Perhaps part of their impact for me was down to the unusually large format of these books with their intriguing covers. In her autobiography she goes into considerable detail about how she was inspired by the Babar books which she had loved reading to her sons and was determined to produce something similar. She wanted to use seven colours as a base but hadn’t at first realised the complexities of transferring her original drawings onto lithographic plates. When the publisher pointed out that this would make the books commercially unviable, she agreed to learn how to do the whole process herself. This was extremely time consuming, fraught with mistakes in the early stages, but ultimately very satisfying. Even after this, she had to trust the quality and expertise of the printing process as the final stage and always acknowledged this skill.

The first two Orlando books were bestsellers but then their popularity dipped for a while until a new title in a smaller format appeared as the first Picture Puffin book ever published which restored their reputation and considerably widened their audience. Looking back on them as an adult I can recognise the power of the detailed, quirky illustrations that paint a gorgeously coloured world as a backdrop for his many adventures. Every page has bold text, sometimes arranged at the bottom but often elsewhere, and is always dominated by the rather surreal drawings where animals live happily alongside people.

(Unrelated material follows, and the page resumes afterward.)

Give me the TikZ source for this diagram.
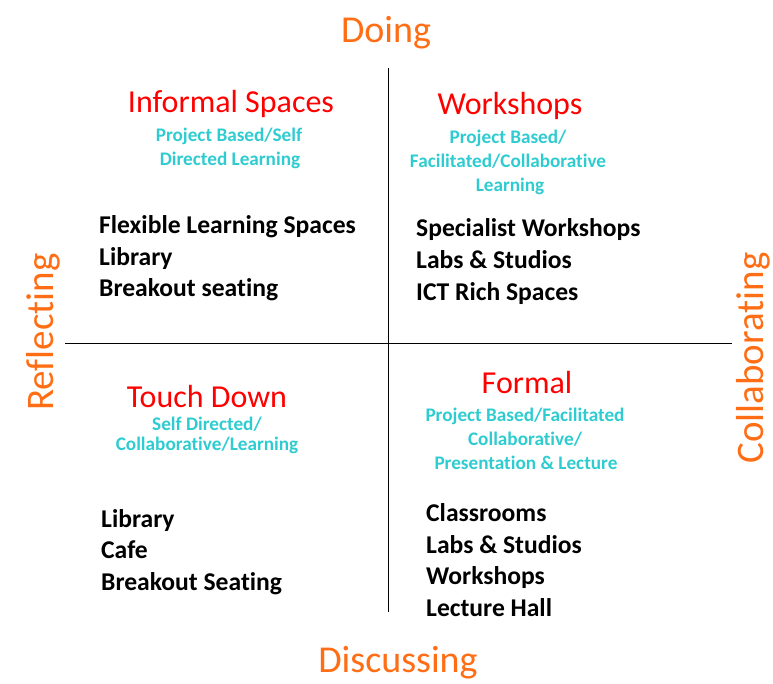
\documentclass[tikz,border=0pt]{standalone}
\usepackage{fontspec}
\setmainfont[Ligatures={NoCommon}]{Carlito}
\definecolor{axisorange}{RGB}{255,110,20}
\definecolor{headred}{RGB}{255,0,0}
\definecolor{subcyan}{RGB}{46,204,208}
\tikzset{
  axislabel/.style={text=axisorange, font=\fontsize{38}{42}\selectfont, inner sep=0pt, text height=0.7em, text depth=0.2em},
  head/.style={text=headred, font=\fontsize{32}{36}\selectfont, inner sep=0pt, text height=0.7em, text depth=0.2em, yshift=-7pt},
  sub/.style={text=subcyan, font=\bfseries\fontsize{19.2}{24}\selectfont, inner sep=0pt, text height=0.7em, text depth=0.2em, yshift=-5pt},
  item/.style={text=black, font=\bfseries\fontsize{25.6}{30}\selectfont, inner sep=0pt, anchor=west, text height=0.7em, text depth=0.2em, yshift=-6pt},
  axisline/.style={draw=black, line width=0.9pt}
}
\begin{document}
\begin{tikzpicture}[x=1pt,y=-1pt]
\useasboundingbox (0,0) rectangle (773,683);
% axes
\coordinate (vtop) at (388,68);
\coordinate (vbot) at (388,612);
\coordinate (hl) at (65,343);
\coordinate (hr) at (732,343);
\draw[axisline] (vtop) -- (vbot);
\draw[axisline] (hl) -- (hr);
% axis labels
\node[axislabel] (doing) at (386,40) {Doing};
\node[axislabel] (discussing) at (398,670) {Discussing};
\node[axislabel, rotate=90, font=\fontsize{39}{44}\selectfont] (reflecting) at (51,332) {Reflecting};
\node[axislabel, rotate=90, font=\fontsize{39}{44}\selectfont] (collab) at (761,358) {Collaborating};
% top-left
\node[head] (h1) at (231,103) {Informal Spaces};
\node[sub] (s1a) at (229,134) {Project Based/Self};
\node[sub] (s1b) at (230,158) {Directed Learning};
\node[item] (i1a) at (99,225) {Flexible Learning Spaces};
\node[item] (i1b) at (99,257) {Library};
\node[item] (i1c) at (99,288) {Breakout seating};
% top-right
\node[head] (h2) at (510,105) {Workshops};
\node[sub] (s2a) at (508,136) {Project Based/};
\node[sub] (s2b) at (508,160) {Facilitated/Collaborative};
\node[sub] (s2c) at (510,184) {Learning};
\node[item] (i2a) at (416,228) {Specialist Workshops};
\node[item] (i2b) at (416,260) {Labs \& Studios};
\node[item] (i2c) at (416,292) {ICT Rich Spaces};
% bottom-left
\node[head] (h3) at (207,398) {Touch Down};
\node[sub] (s3a) at (207,423) {Self Directed/};
\node[sub] (s3b) at (207,443) {Collaborative/Learning};
\node[item] (i3a) at (101,519) {Library};
\node[item] (i3b) at (101,550) {Cafe};
\node[item] (i3c) at (101,582) {Breakout Seating};
% bottom-right
\node[head] (h4) at (527,384) {Formal};
\node[sub] (s4a) at (525,414) {Project Based/Facilitated};
\node[sub] (s4b) at (525,438) {Collaborative/};
\node[sub] (s4c) at (526,462) {Presentation \& Lecture};
\node[item] (i4a) at (426,513) {Classrooms};
\node[item] (i4b) at (426,545) {Labs \& Studios};
\node[item] (i4c) at (426,576) {Workshops};
\node[item] (i4d) at (426,608) {Lecture Hall};
\end{tikzpicture}
\end{document}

One of my favourites is a double page spread in ‘Orlando the Cat: A Seaside Holiday’ where two ungainly horses are sunbathing on the crowded beach, one with crossed hooves and the other one reading a book ‘ having put on his blinkers to read, for they kept his eyes straying from the page’. Meanwhile Orlando and his dear wife, Grace, share a deckchair as their three kittens play happily. In the foreground, one of them is struggling to put on swimming trunks and another builds a large sand mouse, complete with shell ears. We can see the little town of Owlbarrow perched behind the beach with brightly coloured houses and tiny people looking out from their balconies as a towel clad man smoking a pipe strides purposely along the road. A rather effeminate, moustachioed, highly muscled man is flying a kite at the water’s edge. He is standing just in front of a woman who has her eyes closed in bliss as she licks an ice cream and trails a fox fur behind her. There is so much to look at and I get the feeling that the artist really enjoyed cramming the landscape with such an array of strange characters. Her autobiography reveals that she based this and all her colourful pictures on people and animals that she had observed during her long life. Her eye for detail plus an attraction to some very eccentric friends when she lived in London and other places as a young adventurous woman in her twenties makes her illustrations rich and witty. For instance Augustus John makes an appearance as the art master in Orlando's Home Life (1942) and Lett Haines appears in Orlando's Silver Wedding (1944) as the cloth-capped cat napper whose feelings for the feline carry him away.

I hadn’t quite appreciated how innovative and important she was to the world of book illustration. I have enjoyed learning more about her action packed extraordinary life and relished the chance to linger over those beautiful pictures again. If you don’t know about Kathleen Hale, you are in for a sumptuous treat.